I was born and raised in the deep south. For the longest time I thought I was a typical southerner, but lordy mercy I was mostly a country girl. When I was thirteen I made up this story about a hick girl named Elba Rayfield. My best friend’s father used to act as my straight man and we would carry on this amusing routine about country life. But low and behold in my day to day life I had real buddies with names like Libby Love and Patty Jo and Lou Fannie. In my Elba Rayfield skit I would talk about eating hog jowls and cracklin’ bread, never really noticing how every Monday night my family ate a similar supper at my grandparents house. Granddaddy would commence serving collard greens or turnip greens or mustard greens with fried chicken, black- eyed peas and cream corn at about 5:30 in the afternoon. My grandmother might comment as to how he hadn’t fried enough chicken and he’d send back simply, “Ah P-shaw Evelyn.” Whenever, to this day I disagree with someone, I say, ” ah P-shaw Evelyn.” I lived that lolly-gag, slow-poke life up until the very day I had to skee-daddle up north to college in Nashville.
Right off I noticed that these southern city folks dressed different. For the first time I saw turtle necks and cordoroy.
“So, where are you from?” They would ask.
“Florida”
“Oh, great beaches,” they would mush.
“No, I’m from northwest Florida. It’s rural like south Alabama. It’s pine trees and soybeans and cows with cow plops,” I would reply. I didn’t make many friends.
During that first year at Vanderbilt I saw things I never knew existed. I saw fall for the first time and when the leaves turned red and yellow I gathered them up and sent them home to Florida in a manila envelope. During the first snow flurry I stood at my dorm room window and cried at the beautiful whiteness of it. At the end of my freshman year when we drove out of the rolling hills of Nashville I was startled at the flatness of my home state. I had never noticed it before. I was struck by the college-acquired flatness of my accent, too, so lickety-split I dropped it and returned to “lordy mercy” at the state line between Opp, Alabama and Glendale, Florida.

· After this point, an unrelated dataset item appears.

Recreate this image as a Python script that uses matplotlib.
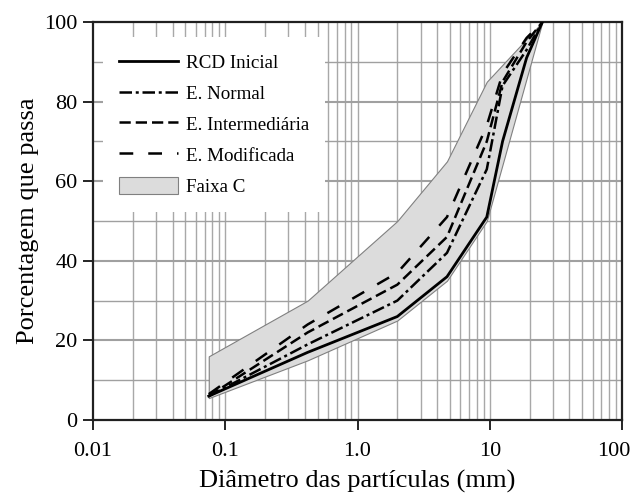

By golly, though, the years of school kept me marching northward, eastward to Chapel Hill, North Carolina and to the fine Commonwealth of Virginia. My husband would have considered a settled life even as far north as Maryland, but, “I will not live in the northeast,” I told him. Here I am in the heartland of the genteel south and my “P-shaw Evelyn” is like a foreign language. And I have to say that in the south I knew growin’ up we did not live in Thomas Jefferson homes or even know what a Rotunda was for that matter. This is a life I like though, and if I add a dash of rural south-ism every once in a while I get along quite well. My husband and I refrained from naming our daughter June Bug and settled on Emma instead. Still if we’re headed out I’m liable to say, “Okey-dokey sweet pea go weaky-squeaky before we hit the road.”
“But mom, I don’t have to go,” She’ll whine.
“Ah, p-shaw Evelyn,” I’ll say and send her to the potty anyway.